»»

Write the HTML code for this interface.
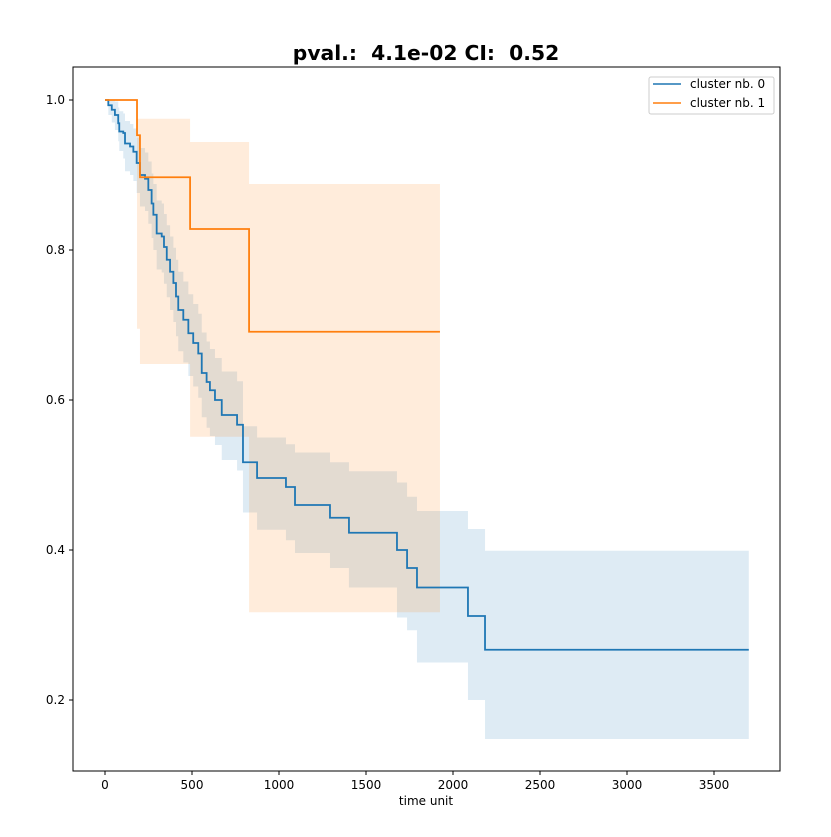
<!DOCTYPE html>
<html><head><meta charset="utf-8"><style>
body{margin:0;background:#fff}
svg text{font-family:"DejaVu Sans","Liberation Sans",sans-serif}
</style></head><body>
<svg id="chart" width="831" height="832" viewBox="0 0 831 832" xmlns="http://www.w3.org/2000/svg">
<rect width="831" height="832" fill="#fff"/>
<text x="426" y="60" text-anchor="middle" font-size="20.3" font-weight="bold" style="white-space:pre" xml:space="preserve">pval.:  4.1e-02 CI:  0.52</text>
<g id="bands"></g>
<g id="lines"></g>
<rect x="73" y="67" width="707" height="704" fill="none" stroke="#000" stroke-width="1"/>
<g id="axes"></g>
<text x="426" y="805" text-anchor="middle" font-size="12">time unit</text>
<g>
<rect x="649" y="77" width="125" height="37" fill="#fff" stroke="#ccc" rx="2"/>
<line x1="653" y1="84" x2="681" y2="84" stroke="#1f77b4" stroke-width="1.5"/>
<text x="690" y="88" font-size="12">cluster nb. 0</text>
<line x1="653" y1="103" x2="681" y2="103" stroke="#ff7f0e" stroke-width="1.5"/>
<text x="690" y="107" font-size="12">cluster nb. 1</text>
</g>
</svg>
<script>
const xTicks=[0,500,1000,1500,2000,2500,3000,3500];
const yTicks=[0.2,0.4,0.6,0.8,1.0];
const blueTimes=[0,19,39,57,76,82,105,115,144,163,182,201,230,249,268,278,297,326,339,355,374,393,408,421,450,479,507,536,556,584,603,632,671,759,793,874,1040,1092,1293,1402,1678,1736,1793,2086,2184];
const blueSurv=[1,0.993,0.987,0.98,0.969,0.958,0.956,0.942,0.938,0.931,0.916,0.9,0.895,0.88,0.862,0.847,0.822,0.818,0.804,0.787,0.771,0.756,0.738,0.72,0.707,0.689,0.676,0.662,0.636,0.624,0.613,0.6,0.58,0.567,0.517,0.496,0.484,0.46,0.443,0.423,0.40,0.376,0.35,0.312,0.267];
const blueUpper=[1,1,1,0.998,0.99,0.985,0.982,0.972,0.968,0.962,0.95,0.936,0.93,0.918,0.902,0.888,0.866,0.862,0.848,0.833,0.818,0.803,0.787,0.771,0.758,0.741,0.728,0.715,0.69,0.678,0.668,0.656,0.638,0.625,0.565,0.55,0.541,0.53,0.517,0.505,0.49,0.471,0.452,0.428,0.399];
const blueLower=[1,0.98,0.97,0.96,0.945,0.932,0.922,0.905,0.9,0.892,0.876,0.858,0.852,0.835,0.816,0.8,0.774,0.77,0.755,0.737,0.72,0.704,0.685,0.665,0.65,0.632,0.618,0.603,0.577,0.563,0.552,0.54,0.52,0.506,0.45,0.427,0.413,0.396,0.376,0.35,0.31,0.293,0.25,0.2,0.148];
const blueEnd=3700;
const orangeTimes=[0,184,201,489,828];
const orangeSurv=[1.0,0.953,0.897,0.828,0.691];
const orangeUpper=[1.0,0.975,0.975,0.944,0.888];
const orangeLower=[1.0,0.695,0.648,0.551,0.317];
const orangeEnd=1925;
const NS='http://www.w3.org/2000/svg';
const X=t=>105+t*0.174;
const Y=s=>100+(1-s)*750;
function stepPath(times,vals,end){let d='M'+X(times[0])+','+Y(vals[0]);for(let i=1;i<times.length;i++){d+=' H'+X(times[i])+' V'+Y(vals[i]);}d+=' H'+X(end);return d;}
function bandPath(times,up,lo,end){let d='M'+X(times[0])+','+Y(up[0]);for(let i=1;i<times.length;i++){d+=' H'+X(times[i])+' V'+Y(up[i]);}d+=' H'+X(end)+' V'+Y(lo[lo.length-1]);for(let i=times.length-1;i>=1;i--){d+=' H'+X(times[i])+' V'+Y(lo[i-1]);}d+=' H'+X(times[0])+' Z';return d;}
const bands=document.getElementById('bands'),lines=document.getElementById('lines'),axes=document.getElementById('axes');
let p=document.createElementNS(NS,'path');


p.setAttribute('d',bandPath(blueTimes,blueUpper,blueLower,blueEnd));p.setAttribute('fill','rgba(31,119,180,0.15)');bands.appendChild(p);
p=document.createElementNS(NS,'path');


p.setAttribute('d',bandPath(orangeTimes,orangeUpper,orangeLower,orangeEnd));p.setAttribute('fill','rgba(255,127,14,0.15)');bands.appendChild(p);
p=document.createElementNS(NS,'path');


p.setAttribute('d',stepPath(blueTimes,blueSurv,blueEnd));p.setAttribute('fill','none');p.setAttribute('stroke','#1f77b4');p.setAttribute('stroke-width','1.8');lines.appendChild(p);
p=document.createElementNS(NS,'path');


p.setAttribute('d',stepPath(orangeTimes,orangeSurv,orangeEnd));p.setAttribute('fill','none');p.setAttribute('stroke','#ff7f0e');p.setAttribute('stroke-width','1.8');lines.appendChild(p);
xTicks.forEach(v=>{const l=document.createElementNS(NS,'line');


l.setAttribute('x1',X(v));l.setAttribute('x2',X(v));l.setAttribute('y1',771);l.setAttribute('y2',775);l.setAttribute('stroke','#000');axes.appendChild(l);
const t=document.createElementNS(NS,'text');


t.setAttribute('x',X(v));t.setAttribute('y',789);t.setAttribute('text-anchor','middle');t.setAttribute('font-size','12');t.textContent=v;axes.appendChild(t);});
yTicks.forEach(v=>{const l=document.createElementNS(NS,'line');


l.setAttribute('x1',69);l.setAttribute('x2',73);l.setAttribute('y1',Y(v));l.setAttribute('y2',Y(v));l.setAttribute('stroke','#000');axes.appendChild(l);
const t=document.createElementNS(NS,'text');


t.setAttribute('x',65);t.setAttribute('y',Y(v)+4);t.setAttribute('text-anchor','end');t.setAttribute('font-size','12');t.textContent=v.toFixed(1);axes.appendChild(t);});
</script>
</body></html>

««

* [What is asked]: Using the data above, print every line exactly, omitting pictures.

* [Exercise result]:
Write the HTML code for this interface.
<!DOCTYPE html>
<html><head><meta charset="utf-8"><style>
body{margin:0;background:#fff}
svg text{font-family:"DejaVu Sans","Liberation Sans",sans-serif}
</style></head><body>
<svg id="chart" width="831" height="832" viewBox="0 0 831 832" xmlns="http://www.w3.org/2000/svg">
<rect width="831" height="832" fill="#fff"/>
<text x="426" y="60" text-anchor="middle" font-size="20.3" font-weight="bold" style="white-space:pre" xml:space="preserve">pval.:  4.1e-02 CI:  0.52</text>
<g id="bands"></g>
<g id="lines"></g>
<rect x="73" y="67" width="707" height="704" fill="none" stroke="#000" stroke-width="1"/>
<g id="axes"></g>
<text x="426" y="805" text-anchor="middle" font-size="12">time unit</text>
<g>
<rect x="649" y="77" width="125" height="37" fill="#fff" stroke="#ccc" rx="2"/>
<line x1="653" y1="84" x2="681" y2="84" stroke="#1f77b4" stroke-width="1.5"/>
<text x="690" y="88" font-size="12">cluster nb. 0</text>
<line x1="653" y1="103" x2="681" y2="103" stroke="#ff7f0e" stroke-width="1.5"/>
<text x="690" y="107" font-size="12">cluster nb. 1</text>
</g>
</svg>
<script>
const xTicks=[0,500,1000,1500,2000,2500,3000,3500];
const yTicks=[0.2,0.4,0.6,0.8,1.0];
const blueTimes=[0,19,39,57,76,82,105,115,144,163,182,201,230,249,268,278,297,326,339,355,374,393,408,421,450,479,507,536,556,584,603,632,671,759,793,874,1040,1092,1293,1402,1678,1736,1793,2086,2184];
const blueSurv=[1,0.993,0.987,0.98,0.969,0.958,0.956,0.942,0.938,0.931,0.916,0.9,0.895,0.88,0.862,0.847,0.822,0.818,0.804,0.787,0.771,0.756,0.738,0.72,0.707,0.689,0.676,0.662,0.636,0.624,0.613,0.6,0.58,0.567,0.517,0.496,0.484,0.46,0.443,0.423,0.40,0.376,0.35,0.312,0.267];
const blueUpper=[1,1,1,0.998,0.99,0.985,0.982,0.972,0.968,0.962,0.95,0.936,0.93,0.918,0.902,0.888,0.866,0.862,0.848,0.833,0.818,0.803,0.787,0.771,0.758,0.741,0.728,0.715,0.69,0.678,0.668,0.656,0.638,0.625,0.565,0.55,0.541,0.53,0.517,0.505,0.49,0.471,0.452,0.428,0.399];
const blueLower=[1,0.98,0.97,0.96,0.945,0.932,0.922,0.905,0.9,0.892,0.876,0.858,0.852,0.835,0.816,0.8,0.774,0.77,0.755,0.737,0.72,0.704,0.685,0.665,0.65,0.632,0.618,0.603,0.577,0.563,0.552,0.54,0.52,0.506,0.45,0.427,0.413,0.396,0.376,0.35,0.31,0.293,0.25,0.2,0.148];
const blueEnd=3700;
const orangeTimes=[0,184,201,489,828];
const orangeSurv=[1.0,0.953,0.897,0.828,0.691];
const orangeUpper=[1.0,0.975,0.975,0.944,0.888];
const orangeLower=[1.0,0.695,0.648,0.551,0.317];
const orangeEnd=1925;
const NS='http://www.w3.org/2000/svg';
const X=t=>105+t*0.174;
const Y=s=>100+(1-s)*750;
function stepPath(times,vals,end){let d='M'+X(times[0])+','+Y(vals[0]);for(let i=1;i<times.length;i++){d+=' H'+X(times[i])+' V'+Y(vals[i]);}d+=' H'+X(end);return d;}
function bandPath(times,up,lo,end){let d='M'+X(times[0])+','+Y(up[0]);for(let i=1;i<times.length;i++){d+=' H'+X(times[i])+' V'+Y(up[i]);}d+=' H'+X(end)+' V'+Y(lo[lo.length-1]);for(let i=times.length-1;i>=1;i--){d+=' H'+X(times[i])+' V'+Y(lo[i-1]);}d+=' H'+X(times[0])+' Z';return d;}
const bands=document.getElementById('bands'),lines=document.getElementById('lines'),axes=document.getElementById('axes');
let p=document.createElementNS(NS,'path');


p.setAttribute('d',bandPath(blueTimes,blueUpper,blueLower,blueEnd));p.setAttribute('fill','rgba(31,119,180,0.15)');bands.appendChild(p);
p=document.createElementNS(NS,'path');


p.setAttribute('d',bandPath(orangeTimes,orangeUpper,orangeLower,orangeEnd));p.setAttribute('fill','rgba(255,127,14,0.15)');bands.appendChild(p);
p=document.createElementNS(NS,'path');


p.setAttribute('d',stepPath(blueTimes,blueSurv,blueEnd));p.setAttribute('fill','none');p.setAttribute('stroke','#1f77b4');p.setAttribute('stroke-width','1.8');lines.appendChild(p);
p=document.createElementNS(NS,'path');


p.setAttribute('d',stepPath(orangeTimes,orangeSurv,orangeEnd));p.setAttribute('fill','none');p.setAttribute('stroke','#ff7f0e');p.setAttribute('stroke-width','1.8');lines.appendChild(p);
xTicks.forEach(v=>{const l=document.createElementNS(NS,'line');


l.setAttribute('x1',X(v));l.setAttribute('x2',X(v));l.setAttribute('y1',771);l.setAttribute('y2',775);l.setAttribute('stroke','#000');axes.appendChild(l);
const t=document.createElementNS(NS,'text');


t.setAttribute('x',X(v));t.setAttribute('y',789);t.setAttribute('text-anchor','middle');t.setAttribute('font-size','12');t.textContent=v;axes.appendChild(t);});
yTicks.forEach(v=>{const l=document.createElementNS(NS,'line');


l.setAttribute('x1',69);l.setAttribute('x2',73);l.setAttribute('y1',Y(v));l.setAttribute('y2',Y(v));l.setAttribute('stroke','#000');axes.appendChild(l);
const t=document.createElementNS(NS,'text');


t.setAttribute('x',65);t.setAttribute('y',Y(v)+4);t.setAttribute('text-anchor','end');t.setAttribute('font-size','12');t.textContent=v.toFixed(1);axes.appendChild(t);});
</script>
</body></html>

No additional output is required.